Anyway, my point is not to say that we should revert to Jewish ritualism, because I myself partake little in Christian ritualism.
However, I do consider myself a Christian.
How is that so, if I don't take the Bible at face value with blind faith?

Well, the only thing I do take on faith is that God, or some higher, benevolent, spirtual power, exists.
The deification of Jesus is something I take with a grain of salt, which is another reason I won't blindly accept the church's dogma.
However, to me, the message is clear:
"This is my commandment, That you love one another, as I have loved you." (John 15:12)
That is in essence what Christianity is: following Christ's example and having love and compassion for your fellow human beings.
You don't have to worry about the details of what the Bible says, trying to unravel contradictory laws and teachings.

The Biblical writers had much to say, for instance, about the role of women in church and society.
However, they weren't Jesus, or God, and what they had to say may have been relevent then, but certainly isn't relevant in 2004.
The teachings of Jesus are relevant, and universal.

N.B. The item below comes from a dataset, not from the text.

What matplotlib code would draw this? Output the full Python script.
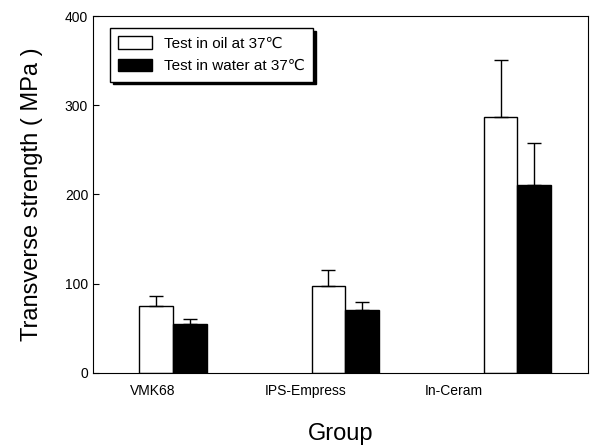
import numpy as np
import matplotlib
matplotlib.use('Agg')
import matplotlib.pyplot as plt

plt.rcParams['font.family'] = ['Liberation Sans', 'DejaVu Sans']

groups = ['VMK68', 'IPS-Empress', 'In-Ceram']
oil_mean = [75, 97, 287]
oil_sd = [11, 18, 64]
water_mean = [55, 71, 211]
water_sd = [5, 9, 47]

x = np.arange(len(groups))
w = 0.195

fig = plt.figure(figsize=(6, 4.45), dpi=100)
ax = fig.add_axes([0.155, 0.162, 0.825, 0.802])

ax.bar(x - w / 2, oil_mean, w, color='white', edgecolor='black', linewidth=1,
       yerr=[np.zeros(3), oil_sd], capsize=5, error_kw=dict(elinewidth=1, capthick=1),
       label='Test in oil at 37\u2103')
ax.bar(x + w / 2, water_mean, w, color='black', edgecolor='black', linewidth=1,
       yerr=[np.zeros(3), water_sd], capsize=5, error_kw=dict(elinewidth=1, capthick=1),
       label='Test in water at 37\u2103')

ax.set_xlim(-0.465, 2.41)
ax.set_ylim(0, 400)
ax.set_yticks([0, 100, 200, 300, 400])
# labels in the original sit left of the bar pairs
ax.set_xticks(x + np.array([-0.116, -0.23, -0.37]))
ax.set_xticklabels(groups, fontsize=10)
ax.tick_params(axis='x', length=0, pad=8)
ax.tick_params(axis='y', direction='in', length=4, labelsize=10)

ax.set_ylabel('Transverse strength ( MPa )', fontsize=17, labelpad=16)
ax.set_xlabel('Group', fontsize=17, labelpad=18)

leg = ax.legend(loc='upper left', bbox_to_anchor=(0.028, 0.975), fontsize=11,
                frameon=True, fancybox=False, shadow={'color': 'black', 'alpha': 1},
                edgecolor='black', handlelength=2.2, handleheight=0.9,
                borderpad=0.55, labelspacing=0.5, borderaxespad=0.2)
leg.get_frame().set_linewidth(1)

fig.savefig('out.png', dpi=100)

So, ultimately, my point is:

A Bibliophile is someone who: scrutinises the text of the Bible; screams slogans of hate at homosexuals, because that particular lifestyle is condemned by Leviticus; believes women shouldn't be priests because St Peter thought so; kills abortion doctors because an obscure Biblical passage seems to justify it; believes the war in Iraq is justified because the Old Testament has plenty of stuff about smiting thine enemies; believes the Bible is the irrefutable Word of God.

A Christian is someone who strives to live their life with the peace, love, compassion and tolerance of Christ.